In this issue of Blood, Tan et al identify novel cooperative effects of the promyelocytic leukemia/retinoic acid receptor-α (PML/RARα) chimeric fusion and the growth factor independent-1 (GFI1) transcriptional repressor that underlie aberrant cell fate decisions characteristic of acute promyelocytic leukemia (APL).1
Whether building a home, planning a local social event (physically distanced, of course), or causing leukemia, you’ll be more successful if you work with your neighbors. This is an important message reinforced by the Tan et al article. Investigators at the Shanghai Institute of Hematology have led advances in treating APL that have transformed this subtype of acute myeloid leukemia (AML) into a curable disease. The article by Tan et al increases our understanding of how the PML/RARα chimeric fusion protein remodels transcriptional networks to both impair maturation and to cause the anomalous phenotype of leukemic promyelocytes. Despite several decades of work, we lack a complete understanding of how genetic events that underlie APL result in the cell biological changes expressed as the phenotype particular to APL cells. The article by Tan et al advances this understanding by demonstrating that transactivation of genes by PML/RARα is central to disease pathogenesis. Furthermore, the article shows that regions of chromatin at which myeloid transcription factors cooperatively control cell fate are among the critical areas dysregulated by PML/RARα.
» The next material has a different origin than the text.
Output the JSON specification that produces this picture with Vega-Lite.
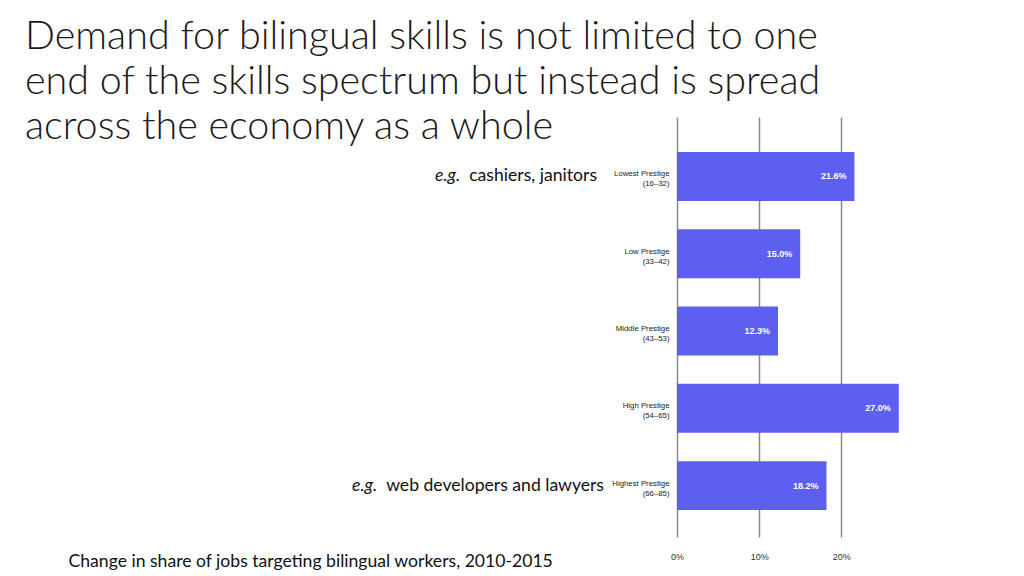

An important element of the study was the generation of an antibody that specifically recognizes the peptide fusion site where PML and RARα are joined in the NB4 APL cell line. This enabled the investigators to perform chromatin immunoprecipitation sequencing (ChIP-seq) analysis that focused specifically on chromatin locations at which the PML/RARα fusion protein was located. By associating the sites found through ChIP-seq with nearby genes showing altered RNA levels after knockdown of PML/RARα, the authors identified 787 genes as candidates for being dysregulated directly by PML/RARα. Surprisingly, given previous evidence that PML/RARα is a strong transcriptional repressor, more than half these genes seemed to be activated by the chimeric fusion. The authors were aware that RNA changes after knockdown could reflect partial differentiation of their NB4 cells (rather than being the result of a direct effect of the fusion), and they therefore further explored whether direct transcriptional upregulation by PML/RARα was in fact occurring, and whether this upregulation might be key to the leukemic phenotype. It is fascinating that 1 of the genes was GFI1 (the expression of which seemed induced by PML/RARα), a gene that is mutated in some patients with severe congenital neutropenia and that is a mediator of neutrophilic cell fate.2,3 The investigators went on to demonstrate a close relationship between PML/RARα and GFI1. Indeed, the authors used an array of methods to show that activation of GFI1 transcription by PML/RARα is necessary for APL. Their methods included chromatin conformation capture, disruption of PML-RARα binding sites, impairment of PML-RARα oligomerization, and both in vitro and in vivo manipulations of leukemic cells. They also showed that PML/RARα and GFI1 are commonly located together on chromatin, particularly at sites that are predicted to bind additional myeloid transcription factors, including CEBPα and RUNX1. A small but important finding of their work explains why APL expresses exceptionally high levels of myeloperoxidase (which was previously used by pathologists as an identifying feature of the disease): PML/RARα and GFI1 work as neighbors to drive overexpression of the MPO gene.
In light of previous studies indicating that PML/RARα can contribute to leukemia through effects on and interactions with other myeloid transcription factors (eg, CEBPα, PU.1, IRF8),4-9 the Tan et al study suggests that PML-RARα initiates leukemia by dysregulating the key enhancer regions that govern myeloid cell fate (referred to in the article as super-enhancers). Conversely, the combination of arsenic and all-trans retinoic acid is effective as therapy because it destroys the chimeric protein, which re-enables normal regulatory networks and eliminates the leukemic stem cells for this disease.10 The authors explore the role of coactivators, corepressors, and histone modification in these changes, but much remains to be done to understand the biochemistry through which PML-RARα may activate abnormal gene expression. Nonetheless, an interesting implication of the work is that targeting GFI1 interactions could potentially be of therapeutic value in other forms of AML.
That both retinoic acid and arsenic trioxide were discovered to be effective treatments for APL has led to numerous discoveries (by scientists and physicians working together across the globe) that have illuminated much of the biological basis for APL leukemogenesis and its reversal. The work of Tan et al is one more step in the work of good neighbors to understand disease and to alleviate human suffering.
Conflict-of-interest disclosure: The author declares no competing financial interests.